Prices versus income
• Over the past five years, the price or cost of consumer goods and services has risen by 1.5 per cent a year (1.7 per cent in 2018/19). Gross household income has averaged growth of 3.3 per cent over the past five years with disposable income (gross income less taxes) rising on average by 3.2 per cent a year.
• So affordability continues to improve. It is not the cost of goods and services that is holding back consumer spending. But differences in prices or costs across purchases have an impact. There have been rising costs of the goods and services that most people don’t enjoying spending more on. For instance the cost of transport services like buses and trains rose by 4.3 per cent in 2018/19 with education up 3.1 per cent and insurance up 2.4 per cent.

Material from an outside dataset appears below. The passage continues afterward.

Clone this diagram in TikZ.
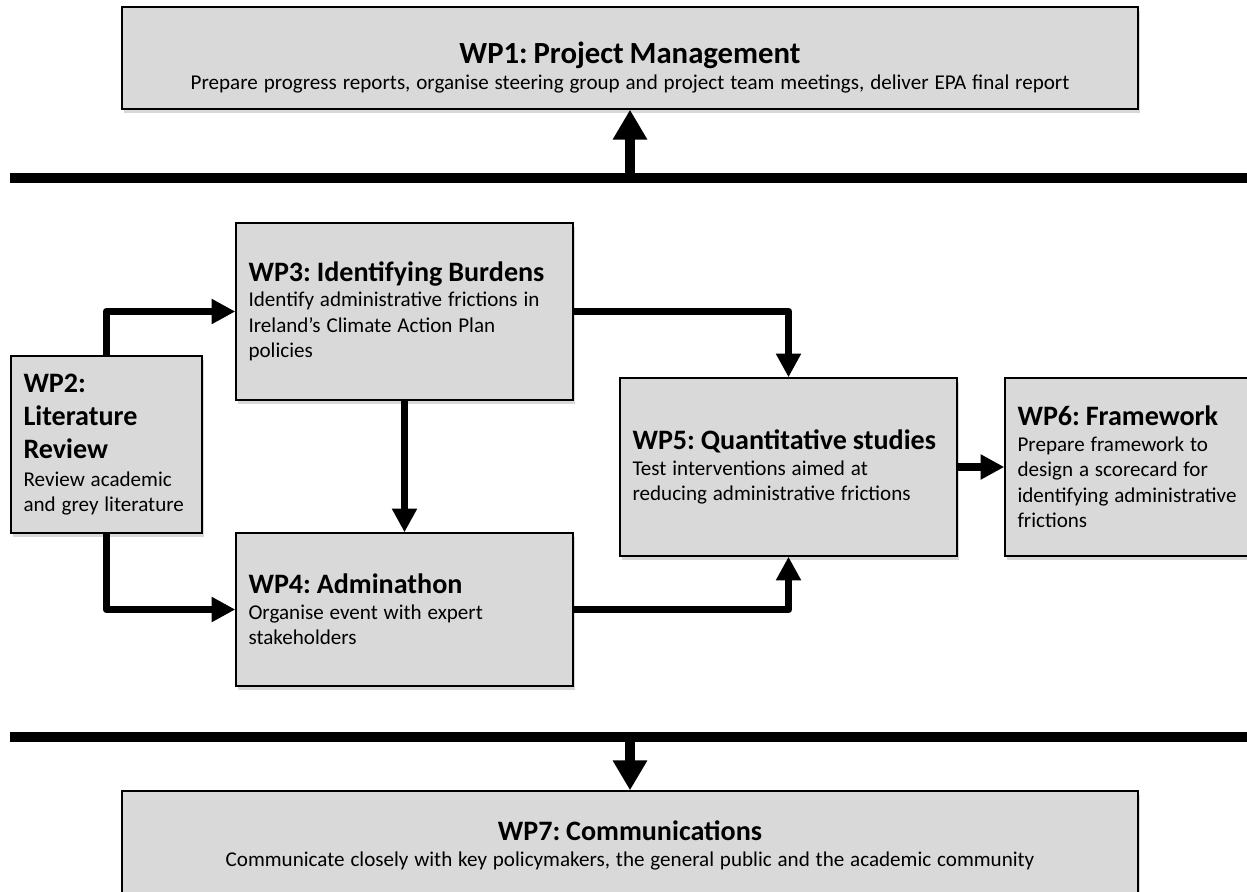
\documentclass[tikz,border=0pt]{standalone}
\usepackage{fontspec}
\setmainfont{Carlito}
\usetikzlibrary{arrows.meta,shadows}
\definecolor{boxgrey}{HTML}{D9D9D9}
\frenchspacing
\newcommand{\hd}{\fontsize{16}{19}\selectfont\bfseries}
\newcommand{\bd}{\fontsize{12}{14.5}\selectfont}
\tikzset{
	wpbox/.style={draw=black, line width=0.8pt, fill=boxgrey, inner xsep=0.25cm, inner ysep=0pt,
		align=left, drop shadow={shadow xshift=1pt, shadow yshift=-2pt, opacity=0.3}},
	flow/.style={line width=4.5pt, line join=round, -{Triangle[length=13.5pt,width=13.5pt]}},
	bar/.style={line width=5.7pt},
	busarrow/.style={line width=5.2pt, -{Triangle[length=17pt,width=18.5pt]}}
}
\begin{document}
\begin{tikzpicture}[x=0.02cm,y=-0.02cm]
	\useasboundingbox[fill=white] (0,0) rectangle (1247,892);
	\node[wpbox, align=center, minimum width=20.32cm, minimum height=2.04cm, text width=19.8cm] (wp1) at (630,58)
		{{\fontsize{17.5}{19}\selectfont\bfseries\rule{0pt}{23pt}WP1: Project Management\par}\bd Prepare progress reports, organise steering group and project team meetings, deliver EPA final report\par};
	\node[wpbox, minimum width=3.82cm, minimum height=3.54cm, text width=3.32cm] (wp2) at (106.5,444.5)
		{{\hd WP2:\\ Literature\\ Review\par}\vspace{1pt}\bd Review academic\\ and grey literature\par};
	\node[wpbox, minimum width=6.74cm, minimum height=3.54cm, text width=6.24cm] (wp3) at (404.5,311.5)
		{{\hd WP3: Identifying Burdens\par}\bd Identify administrative frictions in\\ Ireland’s Climate Action Plan\\ policies\par};
	\node[wpbox, minimum width=6.74cm, minimum height=3.06cm, text width=6.24cm] (wp4) at (404.5,609.5)
		{{\hd WP4: Adminathon\par}\bd Organise event with expert\\ stakeholders\par};
	\node[wpbox, minimum width=6.74cm, minimum height=3.56cm, text width=6.24cm] (wp5) at (788.5,467)
		{{\hd WP5: Quantitative studies\par}\bd Test interventions aimed at\\ reducing administrative frictions\par};
	\node[wpbox, minimum width=5.2cm, minimum height=3.56cm, text width=4.7cm] (wp6) at (1135,467)
		{{\hd WP6: Framework\par}\bd Prepare framework to\\ design a scorecard for\\ identifying administrative\\ frictions\par};
	\node[wpbox, align=center, minimum width=20.32cm, minimum height=2.04cm, text width=19.8cm] (wp7) at (630,842)
		{{\hd\rule{0pt}{15pt}WP7: Communications\par}\bd Communicate closely with key policymakers, the general public and the academic community\par};

	\coordinate (topL) at (10,178);
	\coordinate (topR) at (1250,178);
	\coordinate (topmid) at (630,178);
	\coordinate (botL) at (10,736.5);
	\coordinate (botR) at (1250,736.5);
	\coordinate (botmid) at (630,736.5);
	\draw[bar] (topL) -- (topR);
	\draw[bar] (botL) -- (botR);
	\draw[busarrow] (topmid) -- (wp1.south);
	\draw[busarrow] (botmid) -- (wp7.north);

	\draw[flow] (wp2.north) |- (wp3.west);
	\draw[flow] (wp2.south) |- (wp4.west);
	\draw[flow] (wp3.south) -- (wp4.north);
	\draw[flow] (wp3.east) -| (wp5.north);
	\draw[flow] (wp4.east) -| (wp5.south);
	\draw[flow] (wp5.east) -- (wp6.west);
\end{tikzpicture}
\end{document}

• The good news for consumers is that prices of communication goods like mobile phones fell over 2018/19 with clothing a touch cheaper together with the cost of recreation goods.
What are the implications for investors?
• Aussie consumers continue to spend cautiously. Wages are growing at a slower pace than in the past and consumers are adjusting to the new realities.
• But there are a lot of positives. The job market is strong, incomes are still outpacing prices and competition is serving to keep down prices. Courtesy of travel and the internet, consumers can buy goods whenever they want and wherever they are.
• Retailers need to adjust to the new realities. Those that do adjust and meet consumer needs and preferences will continue to do well. It is important that retailers don’t over-react by cutting expenses too far (particularly wages and employment) rather than seeking to grow revenues – that is, seeking to maintain or increase market share.
• Consumer spending is truly global in 2019, meaning that sellers of consumer goods and services need to stand out from the local and overseas rivals.